The Outgoing Chairman of the Lanka Fruits & Vegetable Producers, Processors & Exporters’ Association, Annes Junaid says that although Sri Lanka’s booming tourism sector is a positive phenomenon, it has unfortunately turned out to be an external threat to the fresh fruit export industry and processed industry. Speaking at the 35th Annual General Meeting of the Association held at the Hotel Ramada in Colombo recently, Junaid said the island’s tourism sector has grown at a faster pace than anticipated and hence the local industry and tourism as a whole is consuming so much fruits and vegetables which in turn has created a supply dearth.

“They are consuming the portion which could have gone into the fresh fruit export market or into the processed industry. This dearth along with bad support by the weather and together with upsurge in demand has created, I hope it’s a short-term threat to our industry. We are right now withstanding this, I don’t know for how long. But we are on our own and hopefully this situation should change very soon,” Junaid, who stepped down as the Chairman of the Association after completing three years, said.

Noting that local consumption has also increased and it has taken a sizeable portion out of the export and processed industry, he said the industry stakeholders’ therefore need to strategize to overcome this threat in the next six months or so.

“We need to definitely address these two issues to overcome the difficulties we face in the short and medium term. We are looking at various methods of engaging with authorities on increasing production. This is the top most area which needs to be addressed by the new committee and to be taken seriously forward or the industry will be seriously affected,” Junaid cautioned.

The outgoing chairman further called upon the authorities specifically, the Department of Agriculture, the Ministry of Agriculture and the Export Development Board (EDB) to focus on how to fix the supply chain.
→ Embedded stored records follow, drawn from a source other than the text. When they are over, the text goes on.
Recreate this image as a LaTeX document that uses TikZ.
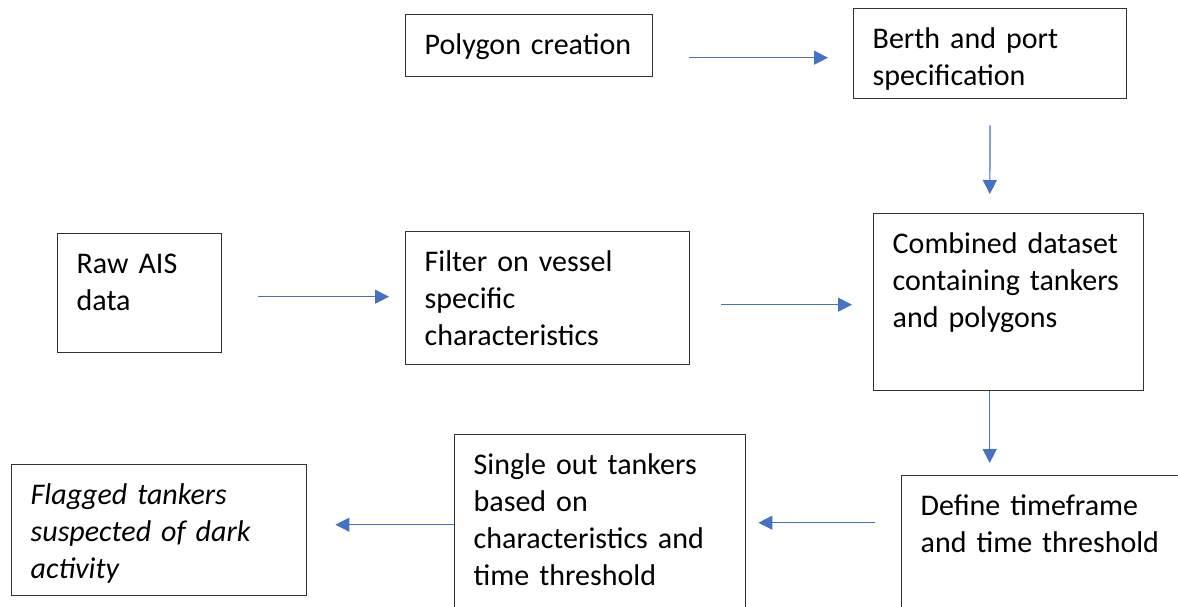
\documentclass[tikz,border=0pt]{standalone}
\usepackage{fontspec}
\setmainfont{Carlito}
\usetikzlibrary{arrows.meta}
\definecolor{arblue}{HTML}{4472C4}

\begin{document}
\begin{tikzpicture}[
  x=0.5pt, y=-0.5pt,
  font=\fontsize{15}{18.5}\selectfont,
  box/.style={draw=black!80, line width=0.7pt, anchor=north west, align=left,
              inner xsep=9.5pt, inner ysep=0pt, text height=20pt},
  ar/.style={-{Triangle[length=7pt,width=7pt]}, draw=arblue, fill=arblue,
             line width=0.6pt}]

\clip (0,0) rectangle (1178,606);

% top row: polygons
\node[box, text width=104.5pt, text depth=11pt] (poly)  at (405,14) {Polygon creation};
\node[box, text width=117.5pt, text depth=25pt] (berth) at (853,8)  {Berth and port\\specification};

% middle row: AIS data
\node[box, text width=63pt,  text depth=39.5pt] (raw)    at (57,233)  {Raw AIS\\data};
\node[box, text width=123pt, text depth=46.5pt] (filter) at (405,231) {Filter on vessel\\specific\\characteristics};
\node[box, text width=116pt, text depth=68.5pt] (comb)   at (873,213) {Combined dataset\\containing tankers\\and polygons};

% bottom row, read right to left
\node[box, text width=131pt,   text depth=55pt] (define) at (901,475) {Define timeframe\\and time threshold};
\node[box, text width=126.5pt, text depth=80pt] (single) at (454,434) {Single out tankers\\based on\\characteristics and\\time threshold};
\node[box, text width=128.5pt, text depth=45.5pt, font=\fontsize{15}{18.5}\selectfont\itshape]
     (flag) at (11,464) {Flagged tankers\\suspected of dark\\activity};

\draw[ar, shorten <=18pt, shorten >=12.5pt] ([yshift=-6pt]poly.east) -- ([yshift=-2pt]berth.west);
\draw[ar, shorten <=13pt, shorten >=9.5pt] (berth.south) -- ([xshift=-9.5pt]comb.north);
\draw[ar, shorten <=18pt, shorten >=8pt] ([yshift=-1.75pt]raw.east) -- ([yshift=0.75pt]filter.west);
\draw[ar, shorten <=15.5pt, shorten >=10.5pt] ([yshift=-3.25pt]filter.east) -- ([yshift=-1.25pt]comb.west);
\draw[ar, shorten >=6pt] ([xshift=-9.5pt]comb.south) -- ([xshift=-31pt]define.north);
\draw[ar, shorten <=13pt, shorten >=6pt] ([yshift=14pt]define.west) -- ([yshift=6pt]single.east);
\draw[ar, shorten >=14pt] ([yshift=5pt]single.west) -- ([yshift=2.75pt]flag.east);
\end{tikzpicture}
\end{document}
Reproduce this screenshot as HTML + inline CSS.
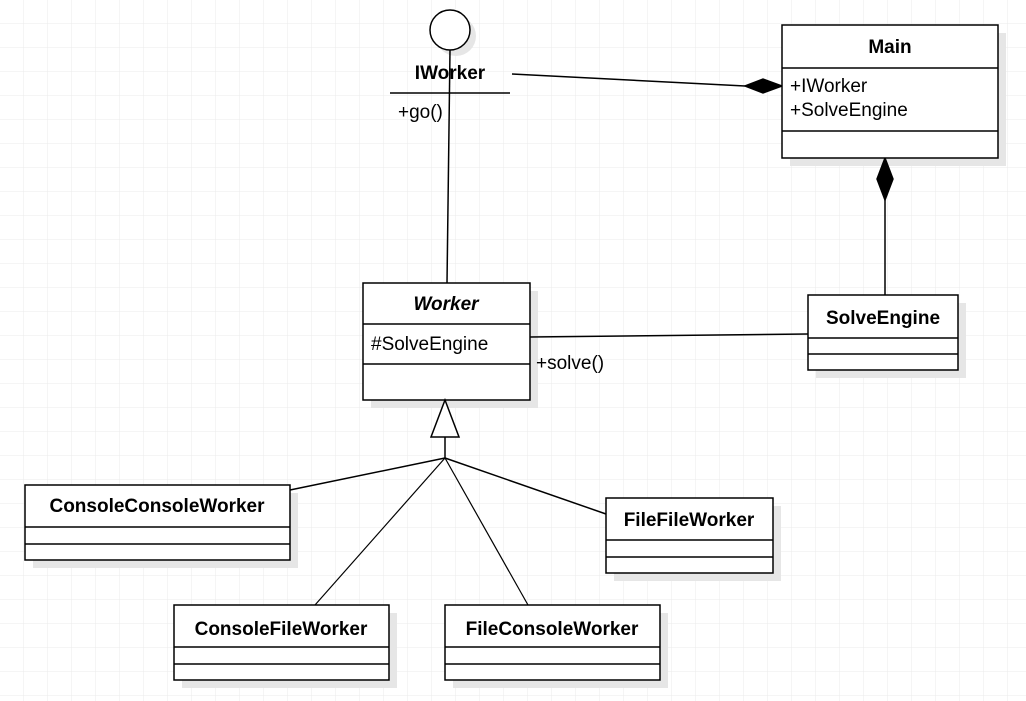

Meanwhile, the newly-elected Chairman of the Association, Zuraish Hashim said that although the desire to ‘improve production’ has been the key element spoken of in the past, he lamented  that among some of these plans, only a few had gone beyond the drawing board.

“Especially something like pineapple. This is one fruit which we together with the Export Development Board want to brand as Sri Lankan pineapple. However, if we don’t have the produce we can’t brand it accordingly.”

“We’ve always gone back and found the land problem. The land we ask during the programme, we were trying to do 25 acres and it’s still on the drawing board,” Hashim pointed out.

Responding to the concerns in production, EDB Chairperson, Mrs. Indira Malwatte, who graced the occasion as the chief guest said the supply level of food has always been the issue and the weak link, not the markets.

On the concern over the dearth of land, Malwatte, however, said the EDB recently held discussions with the Janatha Estates Development Board (JEDB) and are now trying to use their unutilized and underutilized land of JEDB.

“The Department of Export Agriculture have visited their number of farms, located land which the JEDB is willing to give on a long lease or partnership basis. The EDB is willing to advertise it next week and calling for Expression of Interest and depending on the crop and where the land is available, the members can apply for it. That is one solution,” she said.

Malwatte further emphasized that the EDB is also in conversation with the Ministry of Plantation, where the Regional Plantation Companies (RPCs) have large number of unutilized land to see whether RPCs could give some of the land to companies who have been doing commercial cultivation.